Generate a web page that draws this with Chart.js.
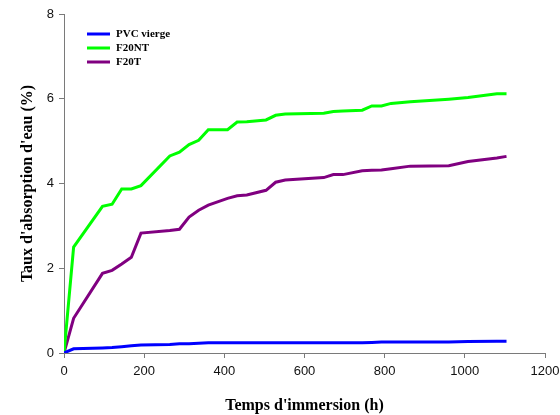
<!DOCTYPE html>
<html>
<head>
<meta charset="utf-8">
<script src="https://cdn.jsdelivr.net/npm/chart.js@4.4.0/dist/chart.umd.min.js"></script>
<style>
  html, body { margin: 0; padding: 0; background: #fff; }
  #wrap { width: 560px; height: 415px; }
</style>
</head>
<body>
<div id="wrap"><canvas id="absChart" width="560" height="415"></canvas></div>
<script>
// immersion time (h)
const hours = [0, 24, 96, 120, 144, 168, 192, 264, 288, 312, 336, 360, 408, 432, 456, 504, 528, 552, 648, 672, 696, 744, 768, 792, 816, 864, 960, 1008, 1080, 1104];

// water absorption (%)
const pvcVierge = [0, 0.1, 0.12, 0.13, 0.15, 0.17, 0.19, 0.2, 0.22, 0.22, 0.23, 0.24, 0.24, 0.24, 0.24, 0.24, 0.24, 0.24, 0.24, 0.24, 0.24, 0.24, 0.25, 0.26, 0.26, 0.26, 0.26, 0.27, 0.28, 0.28];
const f20nt = [0, 2.5, 3.46, 3.51, 3.87, 3.87, 3.95, 4.65, 4.74, 4.92, 5.02, 5.27, 5.27, 5.45, 5.46, 5.5, 5.61, 5.64, 5.66, 5.7, 5.71, 5.73, 5.83, 5.83, 5.89, 5.93, 5.99, 6.03, 6.12, 6.12];
const f20t = [0, 0.82, 1.88, 1.95, 2.1, 2.26, 2.83, 2.89, 2.92, 3.21, 3.37, 3.49, 3.65, 3.71, 3.73, 3.84, 4.03, 4.08, 4.14, 4.21, 4.21, 4.3, 4.31, 4.32, 4.35, 4.41, 4.42, 4.52, 4.6, 4.64];

const seriesNames = ["PVC vierge", "F20NT", "F20T"];
const seriesColors = ["#0000ff", "#00ff00", "#800080"];

const toPoints = vals => vals.map((v, i) => ({ x: hours[i], y: v }));

// small legend drawn inside the plot, top left
const innerLegend = {
    id: "innerLegend",
    afterDraw(chart) {
        const ctx = chart.ctx;
        const a = chart.chartArea;
        ctx.save();
        ctx.font = "bold 11px 'Liberation Serif', 'Times New Roman', serif";
        ctx.textBaseline = "middle";
        chart.data.datasets.forEach((ds, i) => {
            const y = a.top + 20 + i * 14;
            ctx.strokeStyle = ds.borderColor;
            ctx.lineWidth = 3;
            ctx.beginPath();
            ctx.moveTo(a.left + 23, y);
            ctx.lineTo(a.left + 46, y);
            ctx.stroke();
            ctx.fillStyle = "#000";
            ctx.fillText(ds.label, a.left + 52, y);
        });
        ctx.restore();
    }
};

const axisColor = "#7a7a7a";
const tickFont = { family: "'Liberation Sans', Arial, sans-serif", size: 13 };
const titleFont = { family: "'Liberation Serif', 'Times New Roman', serif", size: 16, weight: "bold" };

new Chart(document.getElementById("absChart"), {
    type: "line",
    data: {
        datasets: [
            { label: seriesNames[0], data: toPoints(pvcVierge), borderColor: seriesColors[0] },
            { label: seriesNames[1], data: toPoints(f20nt), borderColor: seriesColors[1] },
            { label: seriesNames[2], data: toPoints(f20t), borderColor: seriesColors[2] }
        ]
    },
    options: {
        responsive: false,
        animation: false,
        layout: { padding: { top: 14, right: 15, left: 0, bottom: 0 } },
        elements: {
            line: { borderWidth: 3, tension: 0, fill: false },
            point: { radius: 0 }
        },
        plugins: {
            legend: { display: false },
            tooltip: { enabled: false }
        },
        scales: {
            x: {
                type: "linear",
                min: 0,
                max: 1200,
                ticks: { stepSize: 200, color: "#111", font: tickFont, padding: 6, callback: v => String(v) },
                grid: { drawOnChartArea: false, drawTicks: true, tickLength: 5, color: axisColor },
                border: { color: axisColor, width: 1 },
                title: { display: true, text: "Temps d'immersion (h)", color: "#000", font: titleFont, padding: { top: 12, bottom: 0 } },
                afterFit: s => { s.height = 62; s.paddingRight = 0; s.paddingLeft = 0; }
            },
            y: {
                min: 0,
                max: 8,
                ticks: { stepSize: 2, color: "#111", font: tickFont, padding: 5 },
                grid: { drawOnChartArea: false, drawTicks: true, tickLength: 5, color: axisColor },
                border: { color: axisColor, width: 1 },
                title: { display: true, text: "Taux d'absorption d'eau (%)", color: "#000", font: titleFont, padding: { top: 18, bottom: 0 } },
                afterFit: s => { s.width = 64; s.paddingTop = 0; s.paddingBottom = 0; }
            }
        }
    },
    plugins: [innerLegend]
});
</script>
</body>
</html>
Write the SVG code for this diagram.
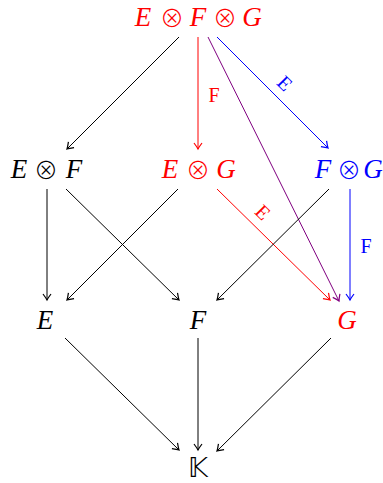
<svg xmlns="http://www.w3.org/2000/svg" width="383" height="483" viewBox="0 0 383 483">
<style>
.n{font-family:"Liberation Serif",serif;font-style:italic;font-size:27px;text-anchor:middle}
.o{font-family:"Noto Sans CJK JP","DejaVu Sans",sans-serif;font-size:24px;font-weight:300;text-anchor:middle}
.l{font-family:"Liberation Serif",serif;font-size:20px;text-anchor:middle}
.e{fill:none;stroke-width:1}
.k{stroke:#000}.r{stroke:#f00}.b{stroke:#00f}.p{stroke:#800080}
</style>
<defs>
<marker id="ak" markerUnits="userSpaceOnUse" viewBox="-8 -5 10 10" refX="0" refY="0" markerWidth="10" markerHeight="10" orient="auto"><path d="M-6,-4 Q-2,-1 0,0 Q-2,1 -6,4" fill="none" stroke="#000" stroke-width="1.2"/></marker>
<marker id="ar" markerUnits="userSpaceOnUse" viewBox="-8 -5 10 10" refX="0" refY="0" markerWidth="10" markerHeight="10" orient="auto"><path d="M-6,-4 Q-2,-1 0,0 Q-2,1 -6,4" fill="none" stroke="#f00" stroke-width="1.2"/></marker>
<marker id="ab" markerUnits="userSpaceOnUse" viewBox="-8 -5 10 10" refX="0" refY="0" markerWidth="10" markerHeight="10" orient="auto"><path d="M-6,-4 Q-2,-1 0,0 Q-2,1 -6,4" fill="none" stroke="#00f" stroke-width="1.2"/></marker>
<marker id="ap" markerUnits="userSpaceOnUse" viewBox="-8 -5 10 10" refX="0" refY="0" markerWidth="10" markerHeight="10" orient="auto"><path d="M-6,-4 Q-2,-1 0,0 Q-2,1 -6,4" fill="none" stroke="#800080" stroke-width="1.2"/></marker>
</defs>
<g id="connectors">
<line class="e k" x1="179" y1="37" x2="67" y2="149" marker-end="url(#ak)"/>
<line class="e r" x1="198" y1="37" x2="198" y2="149" marker-end="url(#ar)"/>
<text class="l" x="214" y="102" fill="#f00">F</text>
<line class="e p" x1="208" y1="37" x2="339" y2="301" marker-end="url(#ap)"/>
<line class="e b" x1="217" y1="37" x2="328" y2="148" marker-end="url(#ab)"/>
<text class="l" x="285" y="83" fill="#00f" transform="rotate(45 285 83)" dy="7">E</text>
<line class="e k" x1="47" y1="189" x2="47" y2="300" marker-end="url(#ak)"/>
<line class="e k" x1="66" y1="189" x2="179" y2="300" marker-end="url(#ak)"/>
<line class="e k" x1="178" y1="189" x2="67" y2="300" marker-end="url(#ak)"/>
<line class="e r" x1="217" y1="189" x2="330" y2="300" marker-end="url(#ar)"/>
<text class="l" x="263" y="212" fill="#f00" transform="rotate(45 263 212)" dy="7">E</text>
<line class="e k" x1="329" y1="189" x2="217" y2="300" marker-end="url(#ak)"/>
<line class="e b" x1="350" y1="189" x2="350" y2="300" marker-end="url(#ab)"/>
<text class="l" x="366" y="253" fill="#00f">F</text>
<line class="e k" x1="65" y1="338" x2="179" y2="450" marker-end="url(#ak)"/>
<line class="e k" x1="198" y1="338" x2="198" y2="450" marker-end="url(#ak)"/>
<line class="e k" x1="331" y1="338" x2="217" y2="451" marker-end="url(#ak)"/>
</g>
<g id="EFG" fill="#f00">
<text class="n" x="143" y="26">E</text><text class="o" x="172" y="27">⊗</text><text class="n" x="198" y="26">F</text><text class="o" x="225" y="27">⊗</text><text class="n" x="252" y="26">G</text>
</g>
<g id="EF" fill="#000">
<text class="n" x="19" y="178">E</text><text class="o" x="46" y="179">⊗</text><text class="n" x="74" y="178">F</text>
</g>
<g id="EG" fill="#f00">
<text class="n" x="170" y="178">E</text><text class="o" x="198" y="179">⊗</text><text class="n" x="226" y="178">G</text>
</g>
<g id="FG" fill="#00f">
<text class="n" x="323" y="178">F</text><text class="o" x="349" y="179">⊗</text><text class="n" x="373" y="178">G</text>
</g>
<g id="E"><text class="n" x="45" y="329">E</text></g>
<g id="F"><text class="n" x="198" y="329">F</text></g>
<g id="G" fill="#f00"><text class="n" x="347" y="329">G</text></g>
<g id="K"><text class="o" x="198" y="477" style="font-family:'DejaVu Sans',sans-serif;font-size:26px;font-weight:400">𝕂</text></g>
</svg>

▶ **WHAT IS ASKED**
Write out each line of the listing above, exactly, from its first line to the line holding "1008, 1080, 1104];", inclusive. Skip the pictures.

▶ **THE OUTPUT**
Generate a web page that draws this with Chart.js.
<!DOCTYPE html>
<html>
<head>
<meta charset="utf-8">
<script src="https://cdn.jsdelivr.net/npm/chart.js@4.4.0/dist/chart.umd.min.js"></script>
<style>
  html, body { margin: 0; padding: 0; background: #fff; }
  #wrap { width: 560px; height: 415px; }
</style>
</head>
<body>
<div id="wrap"><canvas id="absChart" width="560" height="415"></canvas></div>
<script>
// immersion time (h)
const hours = [0, 24, 96, 120, 144, 168, 192, 264, 288, 312, 336, 360, 408, 432, 456, 504, 528, 552, 648, 672, 696, 744, 768, 792, 816, 864, 960, 1008, 1080, 1104];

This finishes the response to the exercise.